- Born: Mecca, Hejaz, Arabia
- Died: 613^{[citation needed]} Jannaa'ah, near Zarqa River
- Cause of death: Eaten by Lion
- Spouse: Umm Kulthum bint Muhammad (Engagement cancelled)
- Parents: Abu Lahab (father); Umm Jamil (mother);

= Utaybah ibn Abi Lahab =

Muhammed's son in law

Utaybah ibn Abī Lahab (عُتَيْبَة ابْنِ أَبِيّ لَهَب) in pre-Islamic Arabia, was the son of Abū Lahab. He planned to marry Muhammad's third daughter Umm Kulthum, but canceled the engagement on his father's request. He was Muhammad's cousin.

== Biography ==
Utaybah was one of three sons of Abu Lahab, a staunch opponent of Muhammad. He was the only son of Abu Lahab who did not embrace Islam. He was engaged to Umm Kulthum bint Muhammad, the daughter of Muhammad, in 610 before the advent of his prophethood.

=== Breaking off engagement of Umm Kulthum and Death ===
When Muhammad began preaching, it was initially kept secret among his closest friends. Later on, he went up to Mount Safa and called the people of Mecca. He asked them if they would believe him if raiders were behind the mountain approaching the city, and they affirmed his honesty throughout his 40 prior years of life in Mecca. He then warned them of imminent punishment from God. This was the first public preaching of Muhammad.

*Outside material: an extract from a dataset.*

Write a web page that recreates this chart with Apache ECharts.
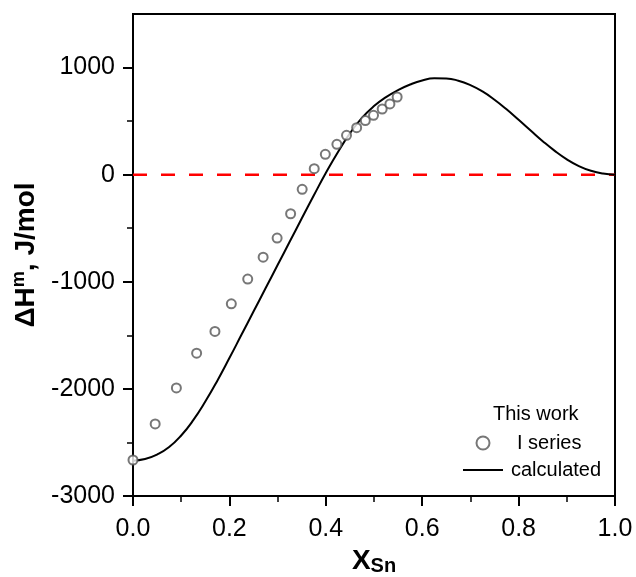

Abu Lahab then replied, "may you be destroyed today, did you gather us here for this?" And he opposed him, following him around Mecca, throwing stones at him until his legs bled, and calling him a liar while warning people not to accept Islam. Abu Lahab then told his sons to break off the engagement of the two daughters of Muhammad or he would never speak to them again.

Utaybah bin Abi Lahab then approached Muhammad and shouted at him, saying he disbelieved in the Qur'an and in his prophethood, citing chapter 53: "I disbelieve in: 'By the star when it goes down.' [Qur'an 53:1] and in 'Then he (Gabriel) approached and came closer. [Qur'an 53:8] He then spat in front of Muhammad and declared the broken engagement of Muhammad's daughter, Umm Kulthum. Thereupon, Muhammad invoked Allâh against "Utaybah and supplicated: 'O Allâh! Set one of Your dogs on him.' Later, Utaybah set out for Syria with some of his compatriots from Quraysh and took accommodation in Az-Zarqa. A lion approached the group and devoured Utaybah bin Abi Lahab.

In August 2011, researchers from the Hashemite University of the Queen Rania Institute for Tourism and Heritage were able to discover the historical site where the death occurred in the valley of Zarqa in Jordan, now known as the "Jannaa'ah" area adjacent to the stream of Zarqa River.